Manchmal schaffen wir es, den Spieß umzudrehen und den Staat auf die Anklagebank zu setzen:

Vor zwei Wochen wurde Frontex – erstmals – wegen Menschenrechtsverletzungen vor den EU-Gerichtshof gebracht. Frontex hat es versäumt, seine Aktivitäten in Griechenland einzustellen, obwohl es schwerwiegende, systematische und weit verbreitete Verstöße gegen die Grundrechte nach EU-Recht gab. Zwei Asylsuchende, die auf EU-Territorium (Lesbos) Asyl suchten, wurden gewaltsam aufgegriffen, misshandelt, beraubt, entführt, festgehalten, gewaltsam ins Meer zurückgebracht, kollektiv ausgewiesen und schließlich auf Schlauchbooten ohne Navigationsmittel, Nahrung und Wasser zurückgelassen.

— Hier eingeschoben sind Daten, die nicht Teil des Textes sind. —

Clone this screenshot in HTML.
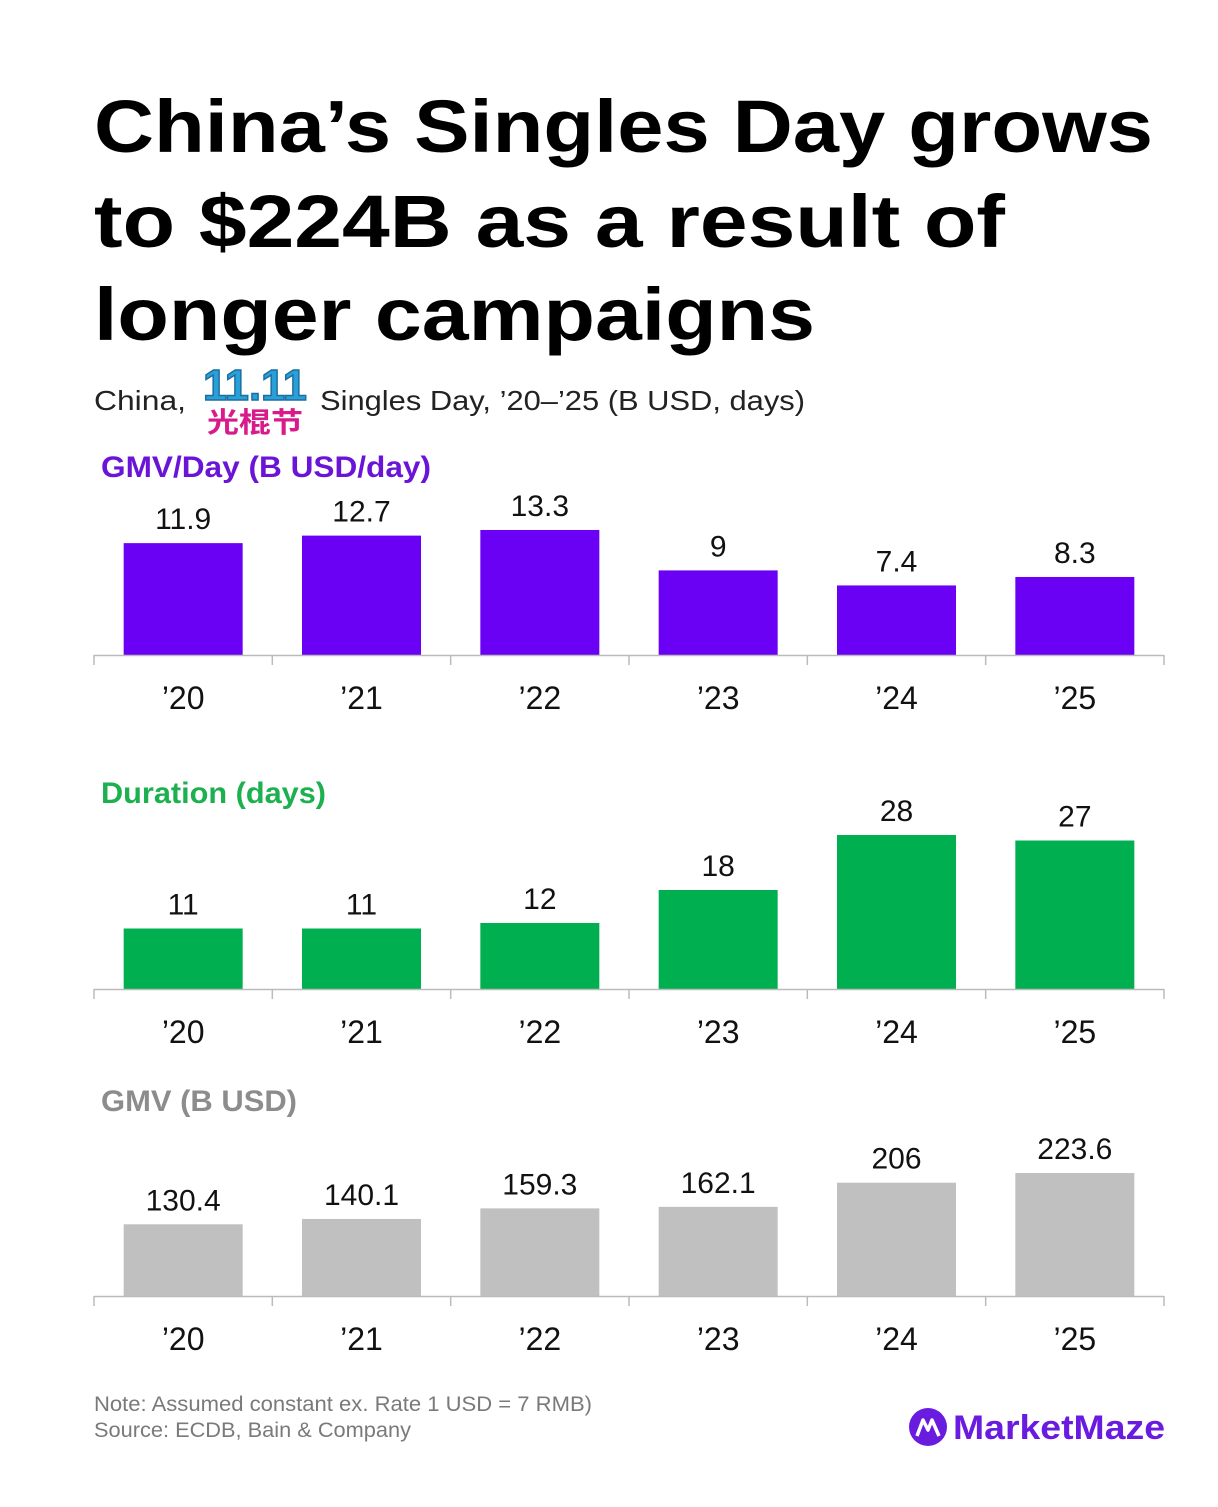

Frontex und Griechenland verfolgen das politische Ziel, “Migration” um jeden Preis zu stoppen. Der Direktor von Frontex, Leggeri, erklärt dem EU-Parlament und der EU-Kommission, dass diese “Push-Backs” in Wirklichkeit nicht stattfinden. Es ist ein Spiel zwischen den Nationalstaaten und Europa, bei dem sich jeder hinter dem anderen versteckt. Niemand ist verantwortlich.

Deshalb sollten wir alle jene Initiativen unterstützen, die Frontex sowie nationale und europäische Politiker*innen und Institutionen für diese Diskriminierungen und vorsätzlichen Tötungen zur Rechenschaft ziehen!

Für Bewegungsfreiheit & selbstbestimmte Entwicklung!

Stoppt Frontex, stoppt die Festung Europa!